The word “flan” is above used as a designation for a “papier mache” matrix. The term is attributed to Genoux, who employed same in his original patent, and also to James Dellagana, a Swiss stereotyper of London. The English phonetic form for this French word “flan” is “flong.” The explanation for the word “flan” is that in Paris there exists a kind of pastry called “flan” made in layers, and which has the appearance of piled up, somewhat flabby, buckwheat cakes. The resemblance between a layer of such flabby cakes of “flan,” and the pasted layers of the wet papier-mache mats, suggested the name for paper stereotype matrices.

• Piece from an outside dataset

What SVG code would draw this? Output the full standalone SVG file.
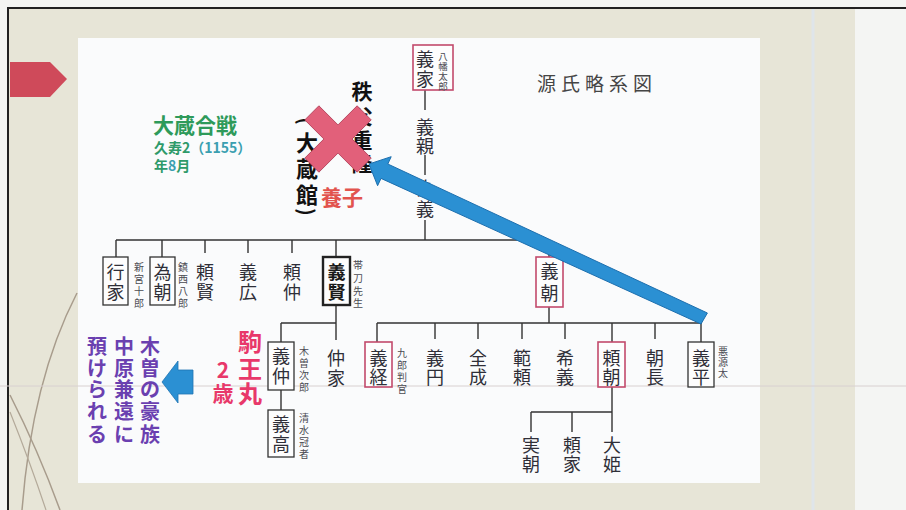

This name has, however, never been universally adopted, and is practically in disuse everywhere except in France and England. The generally employed term for a papier-mache mat is “wet mat.”

Up to approximately the year 1852, stereotyping as practiced by the various methods described so far in this booklet, was employed solely in the printing of books. In the above year Genoux’s papier-mache or wet mat stereotyping was adopted by the French daily newspaper “La Presse” in Paris. This step opened an immense and fertile field to the art of stereotyping.